A group of order $p^3$ and its quotient with the center of the group

Question

I'm having trouble understanding the following example:

Let $p$ be prime and $G$ a group of order $p^3$. Then either $G$ is abelian or $G/Z(G)$ is abelian (or both). The reason for this is that the centre of a $p$ group is always nontrivial. Therefore $G/Z(G)$ has order $1, p$ or $p^2$ and so is abelian.

I understand that $G/Z(G)$ has order $1, p$ or $p^2$ but I don't understand why this means it is abelian? Of course if it has order one it is abelian and this means $G$ is also abelian.

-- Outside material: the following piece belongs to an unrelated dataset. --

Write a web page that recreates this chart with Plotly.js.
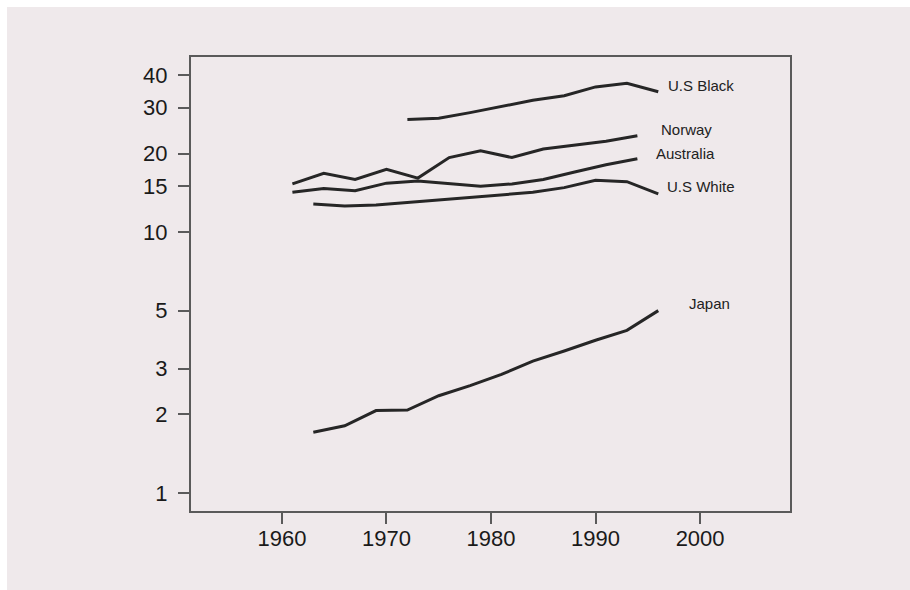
<!DOCTYPE html>
<html>
<head>
<meta charset="utf-8">
<script src="https://cdn.plot.ly/plotly-3.0.1.min.js"></script>
<style>
  html, body { margin: 0; padding: 0; background: #efe9eb; overflow: hidden; }
  #topstrip { position: absolute; left: 0; top: 0; width: 910px; height: 7px; background: #ffffff; }
  #leftstrip { position: absolute; left: 0; top: 0; width: 7px; height: 590px; background: #ffffff; }
  #chart { position: absolute; left: 7px; top: 7px; width: 903px; height: 583px; }
</style>
</head>
<body>
<div id="topstrip"></div>
<div id="leftstrip"></div>
<div id="chart"></div>
<script>
// Data
const usBlackYears = [1972, 1975, 1978, 1981, 1984, 1987, 1990, 1993, 1996];
const usBlackValues = [27.0, 27.3, 28.7, 30.4, 32.0, 33.3, 36.0, 37.2, 34.5];

const norwayYears = [1961, 1964, 1967, 1970, 1973, 1976, 1979, 1982, 1985, 1988, 1991, 1994];
const norwayValues = [15.3, 16.8, 15.9, 17.4, 16.1, 19.3, 20.5, 19.3, 20.8, 21.6, 22.3, 23.4];

const australiaYears = [1961, 1964, 1967, 1970, 1973, 1976, 1979, 1982, 1985, 1988, 1991, 1994];
const australiaValues = [14.2, 14.7, 14.4, 15.4, 15.7, 15.3, 15.0, 15.3, 15.9, 17.0, 18.1, 19.1];

const usWhiteYears = [1963, 1966, 1969, 1972, 1975, 1978, 1981, 1984, 1987, 1990, 1993, 1996];
const usWhiteValues = [12.8, 12.6, 12.7, 13.0, 13.3, 13.6, 13.9, 14.2, 14.8, 15.8, 15.6, 14.0];

const japanYears = [1963, 1966, 1969, 1972, 1975, 1978, 1981, 1984, 1987, 1990, 1993, 1996];
const japanValues = [1.71, 1.81, 2.07, 2.08, 2.36, 2.58, 2.85, 3.2, 3.5, 3.85, 4.2, 5.0];

const seriesNames = ["U.S Black", "Norway", "Australia", "U.S White", "Japan"];
const yTickValues = [1, 2, 3, 5, 10, 15, 20, 30, 40];
const yTickLabels = ["1", "2", "3", "5", "10", "15", "20", "30", "40"];
const xTickValues = [1960, 1970, 1980, 1990, 2000];
const xTickLabels = ["1960", "1970", "1980", "1990", "2000"];

const series = [
  {name: seriesNames[0], x: usBlackYears, y: usBlackValues, dx: 8, dy: 6},
  {name: seriesNames[1], x: norwayYears, y: norwayValues, dx: 22, dy: 6},
  {name: seriesNames[2], x: australiaYears, y: australiaValues, dx: 17, dy: 5},
  {name: seriesNames[3], x: usWhiteYears, y: usWhiteValues, dx: 7, dy: 7},
  {name: seriesNames[4], x: japanYears, y: japanValues, dx: 29, dy: 7}
];

const lineColor = "#262626";
const bg = "#efe9eb";

const traces = series.map(s => ({
  type: "scatter",
  mode: "lines",
  name: s.name,
  x: s.x,
  y: s.y,
  line: {color: lineColor, width: 3},
  hoverinfo: "x+y+name"
}));

const annotations = series.map(s => ({
  x: s.x[s.x.length - 1],
  y: Math.log10(s.y[s.y.length - 1]),
  xref: "x", yref: "y",
  text: s.name,
  showarrow: false,
  xanchor: "left",
  yanchor: "middle",
  xshift: s.dx,
  yshift: s.dy,
  font: {family: "Liberation Sans, Arial, sans-serif", size: 15, color: "#222222"}
}));

const axisCommon = {
  showline: true,
  linecolor: "#5a5a5a",
  linewidth: 2,
  mirror: true,
  showgrid: false,
  zeroline: false,
  ticks: "outside",
  ticklen: 11,
  tickwidth: 2,
  tickcolor: "#5a5a5a",
  tickfont: {family: "Liberation Sans, Arial, sans-serif", size: 22, color: "#1a1a1a"}
};

const layout = {
  width: 903,
  height: 583,
  paper_bgcolor: bg,
  plot_bgcolor: bg,
  showlegend: false,
  margin: {l: 184, r: 120, t: 50, b: 79, pad: 0},
  xaxis: Object.assign({}, axisCommon, {
    range: [1951.3, 2008.6],
    tickmode: "array",
    tickvals: xTickValues,
    ticktext: xTickLabels,
    ticklabelstandoff: -4
  }),
  yaxis: Object.assign({}, axisCommon, {
    type: "log",
    range: [-0.069, 1.671],
    tickmode: "array",
    tickvals: yTickValues,
    ticktext: yTickLabels,
    ticklabelstandoff: 6
  }),
  annotations: annotations
};

Plotly.newPlot("chart", traces, layout, {displayModeBar: false, staticPlot: true});
</script>
</body>
</html>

Also for $p^2$ this means that $G/Z(G)$ is abelian as all groups of order $p^2$ are abelian, but what does this tell us about $G$? That $G$ is not abelian?

What I am most confused about is how if $G/Z(G)$ has order $p$, how does this imply it is abelian? I understand that if $G/Z(G)$ has order $p$ then since it is cyclic, $G$ is abelian.. but this doesn't imply the whole quotient is abelian does it?? is it because the cyclic order of the quotient implies $G$ is abelian and therefore the quotient is too? If so does this mean we can change the proposition:

"Let $G$ be a group such that $G/Z(G)$ is cyclic. Then $G$ is abelian."

to the following:

"Let $G$ be a group such that $G/Z(G)$ is cyclic. Then $G$ and $G/Z(G)$ is abelian."

Answer 1

What I am most confused about is how if $G/Z(G)$ has order $p,$ how does this imply it is abelian?

Any group of prime order is abelian. Let $P$ be any group of prime order $p.$ Then for all $x\in P\setminus\{1\},$ $|x|=p,$ since if it were equal to anything other number less than $p$, say $n,$ then $\langle x\rangle$ would be a subgroup of that order, and $n$ would therefore divide the order of the group by Lagranges theorem. However, this is impossible since $p$ is prime, so $n \nmid p.$

I understand that if $G/Z(G)$ has order $p$ then since it is cyclic, $G$ is abelian. but this doesn't imply the whole quotient is abelian does it??

It does. Since $G/Z(G)$ is cyclic, then let $\langle \widetilde{a} \rangle =G/Z(G).$ Let $a$ be any representative of the coset $aZ(G)=\widetilde{a}.$ Then $G=\bigcup_{g\in G}gZ(G),$ and $ab=ba$ for all $b\in Z(G),$ and $a$ commutes with all powers of itself. Thus $G$ is abelian.

If so does this mean we can change the proposition: Let $G$ be a group such that $G/Z(G)$ is cyclic. Then $G$ and $G/Z(G)$ is abelian.

Yes, this is true as a more general theorem: https://proofwiki.org/wiki/Quotient_of_Group_by_Center_Cyclic_implies_Abelian

Answer 2

Suppose $(1)$ $o(G)=p^3$ and $G$ is abelian group (this is possible because for every positive integer '$n$', there is a cyclic group of order $n$, hence abelian), so in this case, $G/Z(G)$ as a quotient of an abelian group is abelian and so $G$ and $G/Z(G)$ both are abelian.

(2) G is not Abelian, now the order of $G/Z(G)$ can be $1$, $p$, $p^2$

$(i)$ If the order is $1$, trivial group and hence $G/Z(G)$ is abelian

$(ii)$ If the order is $p$, we know every prime order group is cyclic and hence abelian.

$(iii)$ Now assume that the order is $p^2$, take $G/Z(G)=H$, then $H$ is a $p$-group of order $p^2$, so $Z(H)$ is of order $p$ or $p^2$, if $Z(H)$ is of order $p^2$ then $H=Z(H)$, so $H$ is abelian.

Next suppose that $Z(H)$ is of order $p$, in this case, $H/Z(H)$ is of order $p$, hence cyclic, which means that $H$ is abelian, by this If $G/Z(G)$ is cyclic, then $G$ is abelian .

So, finally in each case $Z(G)$ is abelian.